Monday, August 27, 2012

Review - Contra (Arcade)

Konami's 1987 platformer/shooter Contra is a classic of the genre and remains one of its strongest specimens. While there have been around a dozen sequels, I honestly don't think any of them are as good as the original game, though its very first sequel, Super Contra, comes close. While its sequels drown out the play field in bullets, explosions, monsters, and speed, the original Contra is actually a game meant to be taken slowly and carefully, thinking about each step you take. While best known by its NES port, the arcade version of Contra is a superior game with better graphics, fairer gameplay (with a couple of exceptions) and tighter control.

Most levels involve walking from left to right, jumping across platforms and shooting enemies. One level scrolls vertically instead, and two are "3D," with the camera positioned behind the player. These two stages, set inside enemy bases, have a time limit and are cleared by destroying an energy core at the end of each hallway. The final four stages all flow from one to the next, with no transition screens between them. This creates a much more organic feel in the second half of the game, as one area smoothly transforms into the next. While the game begins in the jungle fighting human soldiers, it becomes clear in stage 3 that there's something grosser going on here, and by the end of the game the world has become a video game version of Aliens, starring two player characters who look like Arnold Schwarzenegger and Sylvester Stallone. The transition from jungle warfare to combat with aliens feels reminiscent of Predator. It doesn't get much more 80's Action Extravaganza than this.

As you proceed through the game's stages you find a variety of weapons; A laser that does high damage but can't be fired rapidly, a rapid fire machine gun, a spread cannon that covers a wide area, and a flame thrower that is weaker than the laser but covers a wider area than a standard shot. If you have no power ups equipped, you will occasionally be able to earn an item that grants you temporary invincibility. With default settings, you gain an extra life once you hit 30,000 points and an additional one every 70,000.

As I said in the introduction, this is mostly a very fair game, though it may feel overwhelming at first. There are a lot of enemies, but there's almost always a safe spot to avoid them and fire without putting yourself in too much danger. The exceptions are the final boss, which just overwhelms you with enemies, and the boss of the second 3D base stage, which fills the screen with fast-moving energy blobs that track the player. The stages are short enough to always feel like you're making progress, and if you do run out of lives you can insert another credit and begin from the exact point you left off, but your high score is lost.
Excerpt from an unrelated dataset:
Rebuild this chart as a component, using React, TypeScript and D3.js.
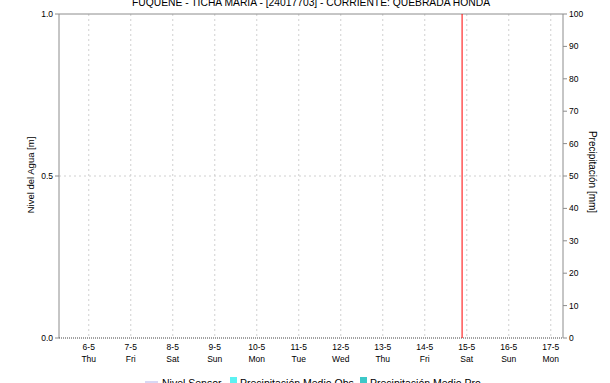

You can only continue four times, so don't expect to beat this game just by pumping quarters into it.

 Unlike the NES version, all of the weapons in this game feel useful, though the spread cannon is infinitely more useful than the rest of them for most of the game. Even the standard shot can be fired rapidly enough, so you never feel stranded if you die and lose your power ups (unless you're in the final stage.) Trying to play the game without relying on the spread cannon adds a new layer of challenge but requires much quicker reaction, especially against bosses.

Contra's graphics are great, with lots of color and detail and no slowdown or sprite flickering. It's easy to tell players 1 and 2 apart if you're playing co-op, though having two players shooting everywhere makes some parts harder to see and you have to worry about scrolling your buddy off the screen to their death. The game does a great job capturing the feel of Alien's monsters while being just visually distinct enough to avoid getting Konami sued. The soundtrack is still great and every song is quite memorable.

The NES adaptation is a lot of fun, though definitely not as good as the arcade original, but most people probably don't have easy access to a Contra machine. There's one at Funspot that I make sure to play every time I go up there, but I've never managed to beat the game on this machine. I always come close, usually running out of continues right at the final boss! There's an arcade perfect port on the Nintendo DS arcade compilation Konami Classics Arcade Hits. This is one of the best classic game compilations on the system and allows you to mess with lots of options found on the original arcade board. However, it's slightly hard to see everything on a standard DS, since the arcade game was taller vertically than horizontally, resulting in a slightly squished picture with black bars on the side on the DS. If you have a DS XL or 3DS XL, you'll probably have a much easier time seeing everything than I do on my DS. There's also a port available for $5 on the Xbox marketplace that adds really ugly new explosion graphics and remixed music but is otherwise accurate to the arcade version.

Contra's not a game for everyone and can be absolutely unforgiving if you don't take things very slow and carefully. The arcade version can be completed in 15 minutes or less once you know what you're doing, and is exhilarating from start to finish. If you get a chance to play the original, be sure to do so, but it's probably safer to just recommend picking up the DS Konami collection. It doesn't include the second Contra game, but it does come with 14 other games, most of them pretty good. New copies are pretty rare and used copies tend to go for around $20, but it's definitely a worthwhile collection.